I can do addition and subtraction on my 9-digit bead abacus, but, multiplication and division can be done on it, but, I never learned that.

Maybe not too bad on a Cessna, but, in orbit, 'nooning' would have to be really quick, then to do the math manually, it would take several orbits to calculate where you were several orbits ago. :p
 
Well, for practicing it, we should have something slower. Could we extend the Ommu concept to allow tools? In that case, we would just need to implement a number of navigation tools, that any astronaut during EVA could use.

 
Plenty of other bodies in Orbiter are non-spherical (vestas, phobos, etc). Maybe you'd just need to make the atmosphere relative to a mean ellipsoid surface and work whatever magic needs to happen on the rendering end of things to make the limb look right at large distances.

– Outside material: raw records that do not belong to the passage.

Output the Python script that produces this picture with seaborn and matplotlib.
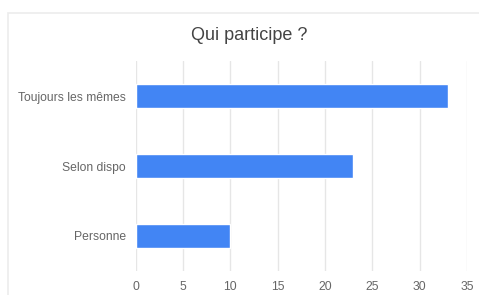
import matplotlib
matplotlib.use("Agg")
import matplotlib.pyplot as plt
import seaborn as sns
import pandas as pd
from matplotlib.patches import Rectangle

categories = ["Toujours les mêmes", "Selon dispo", "Personne"]
values = [33, 23, 10]
x_ticks = [0, 5, 10, 15, 20, 25, 30, 35]
title = "Qui participe ?"

df = pd.DataFrame({"cat": categories, "val": values})

sns.set_theme(style="white")
plt.rcParams["font.family"] = ["Liberation Sans", "DejaVu Sans"]

fig = plt.figure(figsize=(4.79, 2.95), dpi=100)
fig.patch.set_facecolor("white")

# outer chart frame (screenshot border)
fig.patches.append(Rectangle((8 / 479, -0.1), 1.2, 1 - 13 / 295 + 0.1,
                             transform=fig.transFigure, fill=False,
                             edgecolor="#ececec", linewidth=1.2, zorder=0))

ax = fig.add_axes([135.5 / 479, 1 - 271 / 295, (467 - 135.5) / 479, 210 / 295])
sns.barplot(data=df, y="cat", x="val", orient="h", color="#4285f4",
            saturation=1, width=0.357, ax=ax, zorder=3)

ax.set_xlim(0, 35)
ax.set_ylim(2.5, -0.5)
ax.set_xticks(x_ticks)
ax.set_xticklabels([str(t) for t in x_ticks])
ax.set_xlabel("")
ax.set_ylabel("")
ax.grid(axis="x", color="#e6e6e6", linewidth=1, zorder=0)
ax.set_axisbelow(True)
for s in ax.spines.values():
    s.set_visible(False)
ax.tick_params(axis="both", length=0, labelsize=8.7, labelcolor="#666666")
ax.tick_params(axis="x", pad=7)
ax.tick_params(axis="y", pad=7)
ax.set_facecolor("white")

fig.text(249 / 479, 1 - 35 / 295, title, ha="center", va="center",
         fontsize=13, color="#444444")

fig.savefig("out.png", dpi=100, facecolor="white")
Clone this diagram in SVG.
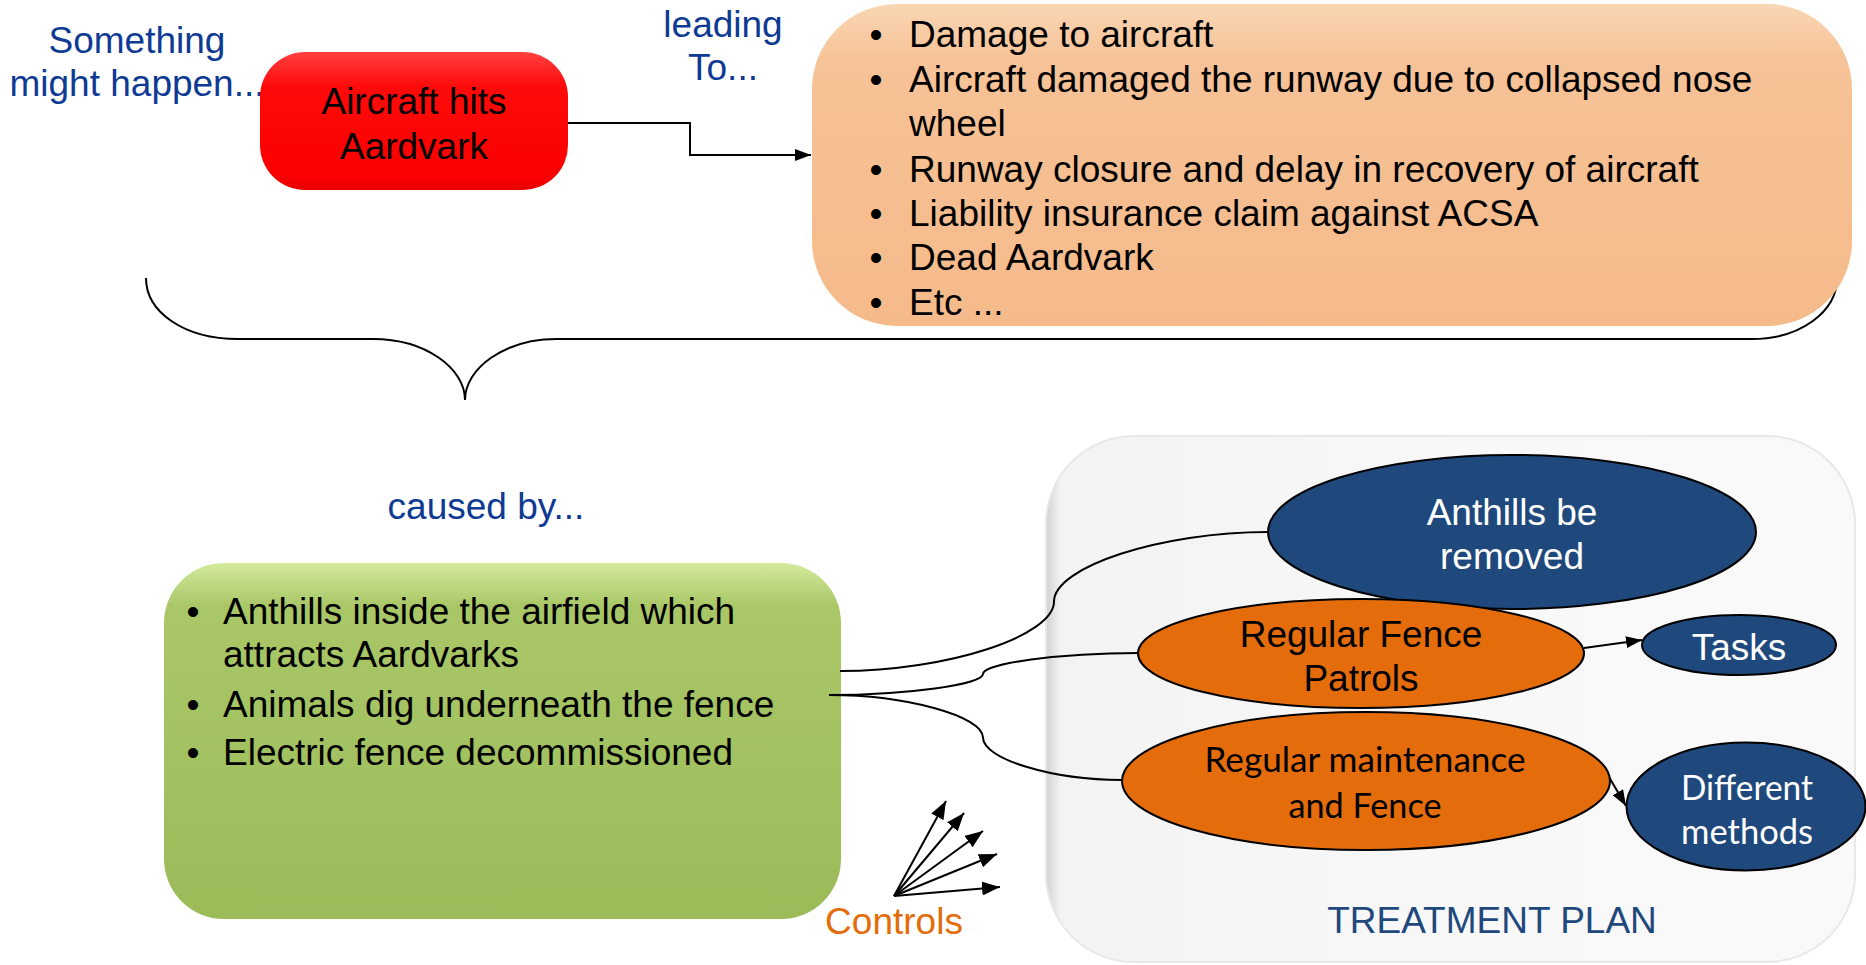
<svg xmlns="http://www.w3.org/2000/svg" width="1866" height="965" viewBox="0 0 1866 965">
  <style>
    .sans { font-family: "Liberation Sans", Arial, sans-serif; font-size: 37px; }
    .cal { font-family: Lato, "Liberation Sans", sans-serif; font-size: 35px; }
    .note { fill: #0e3a94; }
    .dark { fill: #000000; }
    .light { fill: #ffffff; }
    .mid { text-anchor: middle; }
    .wire { fill: none; stroke: #000000; stroke-width: 2; }
    .ell-blue { fill: #1f497d; stroke: #000000; stroke-width: 2; }
    .ell-orange { fill: #e46c0a; stroke: #000000; stroke-width: 2; }
  </style>
  <defs>
    <linearGradient id="gRed" x1="0" y1="0" x2="0" y2="1">
      <stop offset="0" stop-color="#ff4040"/>
      <stop offset="0.25" stop-color="#ff0a0a"/>
      <stop offset="0.9" stop-color="#fb0000"/>
      <stop offset="1" stop-color="#e80000"/>
    </linearGradient>
    <linearGradient id="gPeach" x1="0" y1="0" x2="0" y2="1">
      <stop offset="0" stop-color="#f9d6b3"/>
      <stop offset="0.18" stop-color="#f6c297"/>
      <stop offset="1" stop-color="#f5ba8a"/>
    </linearGradient>
    <linearGradient id="gGreen" x1="0" y1="0" x2="0" y2="1">
      <stop offset="0" stop-color="#d3ea9c"/>
      <stop offset="0.12" stop-color="#a9c767"/>
      <stop offset="1" stop-color="#9bbb59"/>
    </linearGradient>
    <linearGradient id="gPlan" x1="0" y1="0" x2="1" y2="0">
      <stop offset="0" stop-color="#d2d2d2"/>
      <stop offset="0.018" stop-color="#f3f3f3"/>
      <stop offset="0.5" stop-color="#f8f8f8"/>
      <stop offset="1" stop-color="#f9f9f9"/>
    </linearGradient>
    <marker id="tip" viewBox="0 0 16 12" refX="16" refY="6" markerWidth="16" markerHeight="12" markerUnits="userSpaceOnUse" orient="auto">
      <path d="M0,0 L16,6 L0,12 Z" fill="#000000"/>
    </marker>
    <marker id="tipBig" viewBox="0 0 18 14" refX="18" refY="7" markerWidth="18" markerHeight="14" markerUnits="userSpaceOnUse" orient="auto">
      <path d="M0,0 L18,7 L0,14 Z" fill="#000000"/>
    </marker>
  </defs>

  <rect x="0" y="0" width="1866" height="965" fill="#ffffff"/>

  <!-- curly brace grouping the event and its consequences -->
  <path class="wire" d="M146,278 C146,312 184,339 238,339 L373,339 C425,339 465,368 465,400 C465,368 505,339 557,339 L1752,339 C1800,339 1837,312 1837,278"/>

  <!-- treatment plan panel -->
  <g id="treatment-plan">
    <rect x="1046" y="436" width="809" height="526" rx="88" ry="88" fill="url(#gPlan)" stroke="#e8e8e8" stroke-width="2"/>
    <text class="sans mid" x="1492" y="933" fill="#1f497d">TREATMENT PLAN</text>
  </g>

  <g id="note-something">
    <text class="sans note mid" x="137" y="53">Something</text>
    <text class="sans note mid" x="137" y="96">might happen...</text>
  </g>

  <g id="note-leading">
    <text class="sans note mid" x="723" y="37">leading</text>
    <text class="sans note mid" x="723" y="80">To...</text>
  </g>

  <g id="note-caused">
    <text class="sans note mid" x="486" y="519">caused by...</text>
  </g>

  <g id="event">
    <rect x="260" y="52" width="308" height="138" rx="45" ry="45" fill="url(#gRed)"/>
    <text class="sans dark mid" x="414" y="114">Aircraft hits</text>
    <text class="sans dark mid" x="414" y="159">Aardvark</text>
  </g>

  <g id="consequences">
    <rect x="812" y="4" width="1040" height="322" rx="85" ry="85" fill="url(#gPeach)"/>
    <g class="sans dark">
      <text x="876" y="47" class="mid">•</text><text x="909" y="47">Damage to aircraft</text>
      <text x="876" y="92" class="mid">•</text><text x="909" y="92">Aircraft damaged the runway due to collapsed nose</text>
      <text x="909" y="136">wheel</text>
      <text x="876" y="182" class="mid">•</text><text x="909" y="182">Runway closure and delay in recovery of aircraft</text>
      <text x="876" y="226" class="mid">•</text><text x="909" y="226">Liability insurance claim against ACSA</text>
      <text x="876" y="270" class="mid">•</text><text x="909" y="270">Dead Aardvark</text>
      <text x="876" y="315" class="mid">•</text><text x="909" y="315">Etc ...</text>
    </g>
  </g>

  <g id="causes">
    <rect x="164" y="563" width="677" height="356" rx="60" ry="60" fill="url(#gGreen)"/>
    <g class="sans dark">
      <text x="193" y="624" class="mid">•</text><text x="223" y="624">Anthills inside the airfield which</text>
      <text x="223" y="667">attracts Aardvarks</text>
      <text x="193" y="717" class="mid">•</text><text x="223" y="717">Animals dig underneath the fence</text>
      <text x="193" y="765" class="mid">•</text><text x="223" y="765">Electric fence decommissioned</text>
    </g>
  </g>

  <!-- connectors -->
  <g id="connectors">
    <path class="wire" d="M568,123 L690,123 L690,155 L811,155" marker-end="url(#tip)"/>
    <path class="wire" d="M840,671 C947,671 1054,636 1054,601.5 C1054,567 1161,532 1268,532"/>
    <path class="wire" d="M829,695 C906,695 983,684.5 983,674 C983,663.5 1060,653 1138,653"/>
    <path class="wire" d="M829,695 C906,695 983,716 983,737.5 C983,759 1052,780 1122,780"/>
    <line class="wire" x1="1584" y1="648" x2="1642" y2="640" marker-end="url(#tip)"/>
    <line class="wire" x1="1609" y1="777" x2="1626" y2="806" marker-end="url(#tip)"/>
    <line class="wire" x1="894" y1="896" x2="946" y2="801" marker-end="url(#tipBig)"/>
    <line class="wire" x1="894" y1="896" x2="964" y2="813" marker-end="url(#tipBig)"/>
    <line class="wire" x1="894" y1="896" x2="983" y2="831" marker-end="url(#tipBig)"/>
    <line class="wire" x1="894" y1="896" x2="997" y2="854" marker-end="url(#tipBig)"/>
    <line class="wire" x1="894" y1="896" x2="1000" y2="887" marker-end="url(#tipBig)"/>
  </g>

  <g id="controls-label">
    <text class="sans mid" x="894" y="934" fill="#e46c0a">Controls</text>
  </g>

  <g id="anthills-removed">
    <ellipse class="ell-blue" cx="1512" cy="532" rx="244" ry="77"/>
    <text class="sans light mid" x="1512" y="525">Anthills be</text>
    <text class="sans light mid" x="1512" y="569">removed</text>
  </g>

  <g id="fence-patrols">
    <ellipse class="ell-orange" cx="1361" cy="653.5" rx="223" ry="54.5"/>
    <text class="sans dark mid" x="1361" y="647">Regular Fence</text>
    <text class="sans dark mid" x="1361" y="691">Patrols</text>
  </g>

  <g id="tasks">
    <ellipse class="ell-blue" cx="1739" cy="645" rx="97" ry="30"/>
    <text class="sans light mid" x="1739" y="660">Tasks</text>
  </g>

  <g id="maintenance">
    <ellipse class="ell-orange" cx="1366" cy="781" rx="244" ry="69"/>
    <text class="cal dark mid" x="1365" y="772" textLength="321" lengthAdjust="spacingAndGlyphs">Regular maintenance</text>
    <text class="cal dark mid" x="1365" y="818" textLength="153" lengthAdjust="spacingAndGlyphs">and Fence</text>
  </g>

  <g id="different-methods">
    <ellipse class="ell-blue" cx="1746" cy="806.5" rx="119.5" ry="64"/>
    <text class="cal light mid" x="1747" y="800" textLength="132" lengthAdjust="spacingAndGlyphs">Different</text>
    <text class="cal light mid" x="1747" y="844" textLength="132" lengthAdjust="spacingAndGlyphs">methods</text>
  </g>
</svg>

You could also do atmospheric refraction all on the rendering side of things.
 
Maybe not too bad on a Cessna, but, in orbit, 'nooning' would have to be really quick, then to do the math manually, it would take several orbits to calculate where you were several orbits ago. :p

This reminded me of this classic:

 
This reminded me of this classic:
Ah, putting algorithms into words... always a fun pastime!
This particular one kinda keeps reminding me of Granny Weatherwax. She always knows where she is. Occasionally she might lose track of where everything else is at, but she always knows that she is right here! ?
 
If I recall from my Orbiter Hangar Dumpster Diving and Downloading all the MFDs, I found a particular Sextant MFD. I'll try to find it.